Both were called by God, but Naomi, an Israelite had a deep seated faith while Ruth, a Moabite, came from a people with a reputation for being wild and without God. Ruth really loved God and wanted to follow Him, but had to learn how. Naomi and Ruth had a spiritual tie and ultimately a calling of God on Ruth's life that she instinctively knew and was responding to.

Mentoring implies choice and change. My two younger children have had the same wonderful first grade teacher. Christine is a pretty, young, energetic woman with an incredibly positive and loving way with the children, yet she exudes an authority beyond her years.

On a field trip, she casually mentioned something about her mother being a first grade teacher. "No wonder you're so good with the children," I remarked. Her mother was her mentor, a trusted and loyal advisor. Christine may have been born with certain pre-disposed qualities that would enable her to teach, but she chose to act on these pre-determined characteristics, learn from her mother, and make the most of them.

Mentoring is a key ingredient to administering an effective recovery program. In 12-step recovery we call it "sponsorship." I like doing things 'by the book', so when I realized my own need for Al Anon, I figured it would work best if I did what I was supposed to do which included finding a sponsor. So I prayerfully and carefully found someone who seemed to be working the program herself which she was. The program has a life of its own where peace eventually took place of the chaos inside my own soul.

Relationships of accountability are developed to replace old, dysfunctional habits with healthy, new ones. Within the confines of a trusted friendship, a sponsor passes experience, strength, and hope to the newcomer.

Mentoring, like sponsorship, provides constructive solutions to complex life problems. Sometimes I feel caught in a situation I can't respond to because I can't see the forest for the trees. My sponsor offers real solutions that worked for her; some of them may work for me.

Finding a sponsor who shares the same value system is preferable. There are many people from all ages, professions, and ethnicities. For years, Rachel sought the help of a counselor who did not share her value system. She developed a non-Christian view of healing, flavored with new age perspective. Rachel now understands that true healing can only come from Jesus. If we seek non-Christian mentors, they will lean toward the world's view on healing which is self-help, self-talk, self-control . . . all of which fails in the end because of the reliance on the flawed, human "self."

Alexandra believes part of the problem for professional Christian women is the church's tradition that limits women in ministry. "Here's what I know from being in the ministry for so many years. Church leaders get together, and they do all this stuff, but they don't ever invite the women in the Christian community who are in business and are leaders in their communities-Christian leaders.

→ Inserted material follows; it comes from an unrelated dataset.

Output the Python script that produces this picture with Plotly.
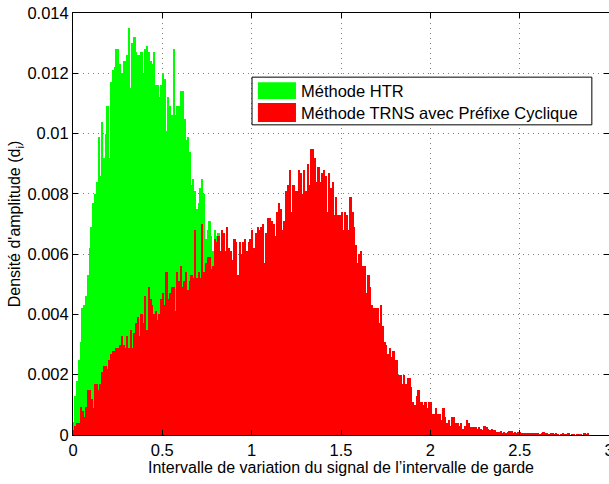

"And I thought, 'Oh my goodness, they could teach us so much because sometimes in the church we get into so much unhealthiness. These women who are out in the world, they have learned a professionalism that we need to understand. I think Christian women in business learn to integrate their spirituality into the world around them, while in ministry we tend to stay in this little bubble. We need to learn from them.

"And we need to encourage them. When I was on staff as a women's minister at my church, I used to think, 'The people who are least reached in the church are the professional women.' Why are we not reaching them? Professional women find outlets outside the church, and those women may be of more value on a board than some of the men."